2 Assess investment performance

Examine the investment performance section of your statement.

Look for information on the rate of return or investment gains or losses over the statement period, Mr Merriman suggested.

"Compare the performance against relevant benchmarks or the overall market trends to assess how well your investments have performed," he said.

3 Check account balance

Note the current account balance of your pension plan.

This figure represents the accumulated value of your contributions and investment returns.

"Monitoring changes in your account balance over time can help you gauge the growth and overall health of your pension fund," Mr Merriman said.

4 Understand fees and expenses

Pay attention to any fees or expenses disclosed in the statement.

Mr Merriment said this may include management fees, administrative costs, or other charges associated with the management of your pension plan.
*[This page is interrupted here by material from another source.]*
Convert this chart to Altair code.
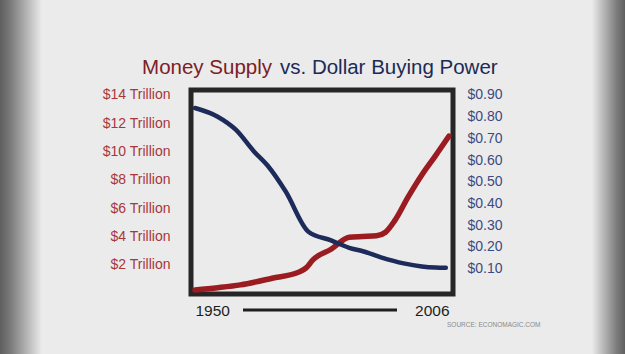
import altair as alt
import pandas as pd

# ---- data ----
money_years = [1950, 1955, 1960, 1967, 1973, 1974.5, 1976, 1980, 1984, 1987, 1990, 1992, 1994, 1997, 2000, 2003, 2006]
money_supply = [0.22, 0.38, 0.58, 1.05, 1.5, 1.78, 2.35, 3.1, 3.95, 4.0, 4.05, 4.3, 5.1, 6.8, 8.35, 9.7, 11.1]

power_years = [1950, 1955, 1959, 1963, 1966, 1970, 1975, 1980, 1984, 1987, 1991, 1996, 2000, 2003, 2005.3]
buying_power = [0.84, 0.80, 0.74, 0.64, 0.575, 0.455, 0.27, 0.23, 0.196, 0.18, 0.152, 0.124, 0.11, 0.105, 0.104]

left_ticks = [2, 4, 6, 8, 10, 12, 14]
right_ticks = [0.1, 0.2, 0.3, 0.4, 0.5, 0.6, 0.7, 0.8, 0.9]
year_ticks = [1950, 2006]

title_left = "Money Supply"
title_right = "vs. Dollar Buying Power"
source_text = "SOURCE: ECONOMAGIC.COM"

money_df = pd.DataFrame({"year": money_years, "value": money_supply})
power_df = pd.DataFrame({"year": power_years, "value": buying_power})

FONT = "Liberation Sans"
W, H = 262, 204
PL, PT = 191, 90

xscale = alt.Scale(domain=[1949.12, 2006.88], nice=False, zero=False)

x_enc = alt.X(
    "year:Q", scale=xscale,
    axis=alt.Axis(values=year_ticks, title=None, grid=False, domain=False, ticks=False,
                  labelFlush=8, labelFontSize=15.5, labelFont=FONT, labelColor="#1e1e1e",
                  labelPadding=9, format="d"),
)

money = alt.Chart(money_df).mark_line(
    color="#9a1b20", strokeWidth=5.5, strokeCap="round", strokeJoin="round", interpolate="monotone"
).encode(
    x=x_enc,
    y=alt.Y("value:Q", scale=alt.Scale(domain=[-0.064, 14.353], nice=False, zero=False),
            axis=alt.Axis(orient="left", values=left_ticks, title=None, grid=False, domain=False,
                          ticks=False, labelFontSize=14, labelFont=FONT, labelColor="#a8373b",
                          labelPadding=21, labelExpr="'$' + datum.value + ' Trillion'")),
)

power = alt.Chart(power_df).mark_line(
    color="#1c2b5a", strokeWidth=4.5, strokeCap="round", strokeJoin="round", interpolate="monotone"
).encode(
    x=alt.X("year:Q", scale=xscale),
    y=alt.Y("value:Q", scale=alt.Scale(domain=[-0.017, 0.923], nice=False, zero=False),
            axis=alt.Axis(orient="right", values=right_ticks, title=None, grid=False, domain=False,
                          ticks=False, labelFontSize=14, labelFont=FONT, labelColor="#3b4a82",
                          labelPadding=14, format="$.2f")),
)

one = alt.Data(values=[{}])

grad_left = {"gradient": "linear", "x1": 0, "x2": 1, "y1": 0, "y2": 0,
             "stops": [{"offset": 0, "color": "#5e5e5e"}, {"offset": 0.25, "color": "#7a7a7a"},
                       {"offset": 1, "color": "#ebebeb"}]}
grad_right = {"gradient": "linear", "x1": 0, "x2": 1, "y1": 0, "y2": 0,
              "stops": [{"offset": 0, "color": "#ebebeb"}, {"offset": 0.75, "color": "#7c7c7c"},
                        {"offset": 1, "color": "#606060"}]}

vig_left = alt.Chart(one).mark_rect(fill=grad_left).encode(
    x=alt.value(-PL), x2=alt.value(-PL + 42), y=alt.value(-PT), y2=alt.value(354 - PT))
vig_right = alt.Chart(one).mark_rect(fill=grad_right).encode(
    x=alt.value(592 - PL), x2=alt.value(625 - PL), y=alt.value(-PT), y2=alt.value(354 - PT))

t1 = alt.Chart(one).mark_text(text=title_left, font=FONT, fontSize=20.5, color="#7b2025",
                              align="right", baseline="alphabetic").encode(
    x=alt.value(272 - PL), y=alt.value(74 - PT))
t2 = alt.Chart(one).mark_text(text=title_right, font=FONT, fontSize=20.5, color="#1c2a55",
                              align="left", baseline="alphabetic").encode(
    x=alt.value(280 - PL), y=alt.value(74 - PT))

bar = alt.Chart(one).mark_rule(color="#1e1e1e", strokeWidth=3).encode(
    x=alt.value(243 - PL), x2=alt.value(397 - PL), y=alt.value(310 - PT))

src = alt.Chart(one).mark_text(text=source_text, font=FONT, fontSize=6.5, color="#8a8a8a",
                               align="left", baseline="middle").encode(
    x=alt.value(447 - PL), y=alt.value(325 - PT))

chart = alt.layer(
    vig_left, vig_right, money, power, t1, t2, bar, src
).resolve_scale(y="independent").properties(
    width=W, height=H,
    autosize=alt.AutoSizeParams(type="none"),
    padding={"left": PL, "top": PT, "right": 625 - PL - W, "bottom": 354 - PT - H},
    background="#ebebeb",
).configure_view(stroke="#262626", strokeWidth=5)

chart.save("out.html", embed_options={"renderer": "svg", "actions": False})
"Understanding these fees can give you insight into the potential impact on your investment returns."

5 Projected benefits

Many pension statements provide estimates of your projected retirement benefits based on certain assumptions, such as retirement age and salary projections.

Mr Merriman urged people to pay attention to these projections.

"They give you an indication of the potential income you can expect in retirement," he explained.

"Consider reviewing these estimates periodically to track your progress towards your retirement goals."

6 Seek clarification

If there are terms or sections in your pension statement that you don't fully understand, don't hesitate to seek clarification.

Mr Merriman said you should contact your pension plan administrator or human resources department to get the necessary explanations.

"It's important to have a clear understanding of the information provided in your statements," he said.

7 Keep a record

Maintain a file or folder where you keep all your pension statements together.

This allows you to easily track the changes in your pension plan over time.

"Having a record of past statements can also be useful for comparison, tracking your progress, and preparing for retirement," Mr Merriman said.